Pitfall 7: public CAs.

Of course, in this age of outsourcing and cloud services, someone will have to talk to an external party.

That must be done securely, so everything has to go over TLS. But that third party uses a certificate from another, public CA. And such an external commercial service really can not use a certificate signed by your private CA. So you have to also put the public root CA certificate into all your truststores. Of course, doesn’t everybody do that with well-known CAs? MS-Windows comes with a full list of root CA certificates preinstalled too, so that MS-Edge can speak HTTPS with all banks and webshops. That only makes things safer.

Right?

Well, then suddenly everyone who has a certificate from that CA gets into your trust zone. And such a public CA loves to sell a certificate to anyone who wants it. Also to werobyourbank.ru .

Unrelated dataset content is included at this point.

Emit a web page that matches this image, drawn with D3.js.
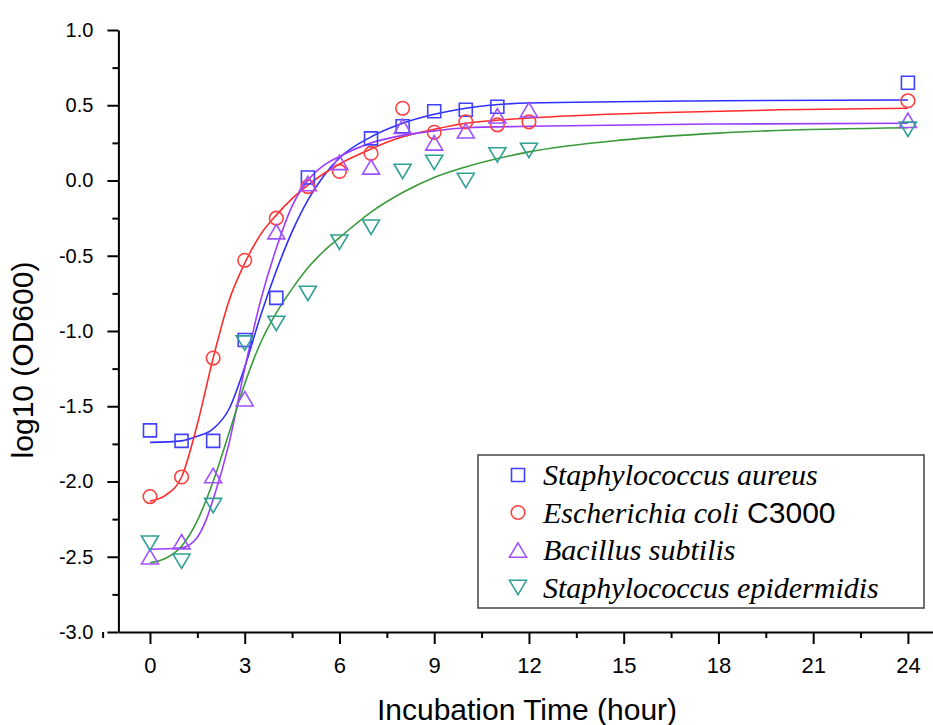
<!DOCTYPE html>
<html><head><meta charset="utf-8">
<script src="https://cdn.jsdelivr.net/npm/d3@7"></script>
<style>body{margin:0;background:#fff}</style>
</head><body><svg id="c" width="933" height="725"></svg>
<script>
// ---- data ----
const hours = [0,1,2,3,4,5,6,7,8,9,10,11,12,24];
const aureus = [-1.66,-1.73,-1.73,-1.06,-0.78,0.02,null,0.28,0.36,0.46,0.47,0.49,null,0.65];
const coli = [-2.10,-1.97,-1.18,-0.53,-0.25,-0.04,0.06,0.18,0.48,0.32,0.39,0.37,0.39,0.53];
const subtilis = [-2.50,-2.40,-1.96,-1.45,-0.34,-0.02,0.12,0.09,0.36,0.25,0.33,0.43,0.47,0.40];
const epidermidis = [-2.41,-2.53,-2.16,-1.08,-0.95,-0.75,-0.41,-0.31,0.06,0.12,0.00,0.17,0.20,0.34];

const aureusFitX = [0,1,1.5,2,2.5,3,3.5,4,4.5,5,5.5,6,7,8,9,10,12,18,24];
const aureusFitY = [-1.74,-1.73,-1.70,-1.65,-1.52,-1.24,-0.90,-0.60,-0.34,-0.13,0.03,0.15,0.29,0.38,0.44,0.48,0.515,0.53,0.535];
const coliFitX = [0,0.5,1,1.5,2,2.5,3,3.5,4,4.5,5,6,7,8,9,10,12,16,20,24];
const coliFitY = [-2.13,-2.09,-1.97,-1.62,-1.18,-0.80,-0.55,-0.36,-0.23,-0.12,-0.03,0.11,0.21,0.29,0.34,0.38,0.415,0.45,0.47,0.48];
const subtilisFitX = [0,1,1.5,1.75,2,2.5,3,3.5,4,4.5,5,5.5,6,7,8,9,10,12,18,24];
const subtilisFitY = [-2.45,-2.44,-2.37,-2.27,-2.12,-1.75,-1.25,-0.80,-0.45,-0.17,0.00,0.10,0.16,0.25,0.30,0.33,0.35,0.36,0.375,0.38];
const epidermidisFitX = [0,0.5,1,1.5,2,2.5,3,3.5,4,4.5,5,5.5,6,7,8,9,10,12,15,18,24];
const epidermidisFitY = [-2.54,-2.51,-2.43,-2.26,-2.00,-1.68,-1.35,-1.08,-0.88,-0.72,-0.58,-0.47,-0.38,-0.21,-0.08,0.02,0.09,0.19,0.27,0.315,0.35];

const xTicks = [0,3,6,9,12,15,18,21,24];
const xTickLabels = ["0","3","6","9","12","15","18","21","24"];
const xMinor = [-1.5,1.5,4.5,7.5,10.5,13.5,16.5,19.5,22.5];
const yTicks = [-3,-2.5,-2,-1.5,-1,-0.5,0,0.5,1];
const yTickLabels = ["-3.0","-2.5","-2.0","-1.5","-1.0","-0.5","0.0","0.5","1.0"];
const yMinor = [-2.75,-2.25,-1.75,-1.25,-0.75,-0.25,0.25,0.75];

const seriesNames = ["Staphylococcus aureus","Escherichia coli","Bacillus subtilis","Staphylococcus epidermidis"];
const seriesExtra = [""," C3000","",""];
const xTitle = "Incubation Time (hour)";
const yTitle = "log10 (OD600)";

// ---- drawing ----
const svg = d3.select("#c");
const x = d3.scaleLinear().domain([-1,25]).range([118.4,939.5]);
const y = d3.scaleLinear().domain([-3,1]).range([632,30]);

const series = [
  {vals:aureus, fx:aureusFitX, fy:aureusFitY, shape:"square", mc:"#4040ff", lc:"#2f2fff"},
  {vals:coli, fx:coliFitX, fy:coliFitY, shape:"circle", mc:"#ff4040", lc:"#ff2a2a"},
  {vals:subtilis, fx:subtilisFitX, fy:subtilisFitY, shape:"up", mc:"#a050ff", lc:"#9a3cff"},
  {vals:epidermidis, fx:epidermidisFitX, fy:epidermidisFitY, shape:"down", mc:"#30a095", lc:"#3a9a3a"}
];

function shapePath(shape, cx, cy, s) {
  if (shape === "square") {
    const h = 6.5*s;
    return `M${cx-h},${cy-h}H${cx+h}V${cy+h}H${cx-h}Z`;
  }
  if (shape === "circle") {
    const r = 6.8*s;
    return `M${cx+r},${cy}A${r},${r} 0 1,1 ${cx-r},${cy}A${r},${r} 0 1,1 ${cx+r},${cy}Z`;
  }
  const w = 8.5*s, h = 7.2*s;
  if (shape === "up") return `M${cx},${cy-h}L${cx+w},${cy+h}L${cx-w},${cy+h}Z`;
  return `M${cx},${cy+h}L${cx+w},${cy-h}L${cx-w},${cy-h}Z`;
}

// fit lines
const line = d3.line().x(d=>x(d[0])).y(d=>y(d[1])).curve(d3.curveMonotoneX);
series.forEach(s => {
  svg.append("path").datum(s.fx.map((v,i)=>[v,s.fy[i]]))
    .attr("d", line).attr("fill","none").attr("stroke", s.lc).attr("stroke-width",1.6);
});

// markers
series.forEach(s => {
  svg.append("g").selectAll("path")
    .data(hours.map((h,i)=>[h,s.vals[i]]).filter(d=>d[1]!==null))
    .join("path")
    .attr("d", d=>shapePath(s.shape, x(d[0]), y(d[1]), 1))
    .attr("fill","none").attr("stroke", s.mc).attr("stroke-width",1.6);
});

// axes
const font = "'Liberation Sans', Arial, sans-serif";
const xAxis = svg.append("g").attr("transform","translate(0,632)")
  .call(d3.axisBottom(x).tickValues(xTicks).tickFormat((d,i)=>xTickLabels[i]).tickSize(12).tickPadding(13).tickSizeOuter(0));
svg.append("g").attr("transform","translate(0,632)")
  .call(d3.axisBottom(x).tickValues(xMinor).tickFormat("").tickSize(6).tickSizeOuter(0))
  .select(".domain").remove();
const yAxis = svg.append("g").attr("transform","translate(118.4,0)")
  .call(d3.axisLeft(y).tickValues(yTicks).tickFormat((d,i)=>yTickLabels[i]).tickSize(11).tickPadding(14).tickSizeOuter(0));
svg.append("g").attr("transform","translate(118.4,0)")
  .call(d3.axisLeft(y).tickValues(yMinor).tickFormat("").tickSize(6).tickSizeOuter(0))
  .select(".domain").remove();

svg.selectAll(".domain, .tick line").attr("stroke","#000").attr("stroke-width",2);
xAxis.selectAll("text").attr("font-family",font).attr("font-size",22).attr("fill","#000");
yAxis.selectAll("text").attr("font-family",font).attr("font-size",20).attr("fill","#000");

// titles
svg.append("text").attr("x",527).attr("y",720).attr("text-anchor","middle")
  .attr("font-family",font).attr("font-size",30).attr("fill","#000").text(xTitle);
svg.append("text").attr("transform","translate(33,360) rotate(-90)").attr("text-anchor","middle")
  .attr("font-family",font).attr("font-size",30).attr("fill","#000").text(yTitle);

// legend
const lg = svg.append("g");
lg.append("rect").attr("x",478).attr("y",455).attr("width",446).attr("height",153)
  .attr("fill","#fff").attr("stroke","#444").attr("stroke-width",1.5);
series.forEach((s,i) => {
  const cy = 475 + i*37.5;
  lg.append("path").attr("d", shapePath(s.shape, 518, cy, 1))
    .attr("fill","none").attr("stroke", s.mc).attr("stroke-width",1.6);
  const t = lg.append("text").attr("x",543).attr("y",cy+10)
    .attr("font-size",30).attr("fill","#000");
  t.append("tspan").attr("font-family","'Liberation Serif','Times New Roman',serif")
    .attr("font-style","italic").text(seriesNames[i]);
  if (seriesExtra[i]) t.append("tspan").attr("font-family",font).text(seriesExtra[i]);
});
</script>
</body></html>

But such a certificate from a CA that everyone uses can be trusted, can it not?

Yes, for a certain degree of authentication. It is up to the recipient to decide if he wishes to grant authorizations. And a certificate is certainly not a Statement of Good Behavior. But a lot of people seem to think it is.

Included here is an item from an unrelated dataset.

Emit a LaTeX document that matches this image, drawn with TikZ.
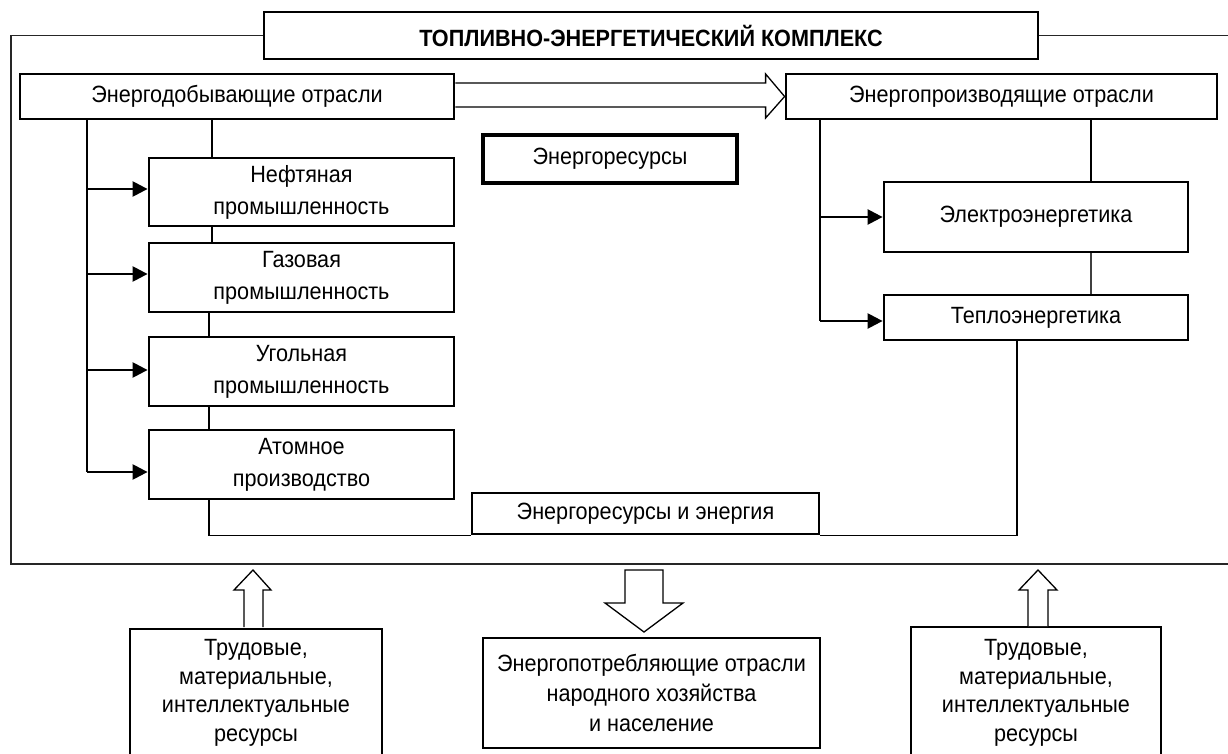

Pitfall 8: intermediate CAs.

Not every "leaf" certificate (for the end user) is signed by a Root CA. Often there is a chain of 1 or more Intermediate CAs. One reason may be that for security, one does not want to put the Root CA onto the network at all: then a cumbersome manual procedure is required to get CSRs on and certificates from the system, so this is only done for subordinated CAs which then issue the "leaf" certificates. Or one wants to distinguish sub-domains using separate Intermediate CAs. This will be a nuisance after a reorganization, or worse, if a department is sold: forever certificates will remain in circulation for which you remain the responsible Root CA, but you are no longer in control of their issue. It seems better to use multiple independent Root CAs that issue leaf certificates directly.

Mutual Authentication.

The TLS protocol also has the option that a service that is called by a client, can request the client to also send its own certificate to identify itself: Mutual Authentication (TLS-MA). That will only be useful if the server then looks into the client certificate, reads the identity, and decides if it will authorize that client to use its services. If the server only does a technical check whether the client certificate has been signed by some CA that it has in its truststore, then Mutual Authentication will add nothing to security. For confidentiality the single server certificate is sufficient. With mutual authentication, at the least on the server side there has to be some filtering on incoming clients: for the Apache web server this requires adding and configuring extra modules. This can also be delegated to a separate policy server, which follows rules (policies) to decide which authenticated users are authorized to do which things. TLS-MA is only done for communication between services in some multi-tier application chain, where the potential clients are known.

For browser-based access TLS-MA is unpractical: a huge number of unknown browsers may request the webservice. A browser typically does not have a client certificate, instead users must identify and authenticate themselves in some other way (e.g. username and password), and then authorization for access to the service is handled by some policy server. After all only the application can know about its data and which clients may access it; PKI security at the underlying network layer can not properly handle such authorization.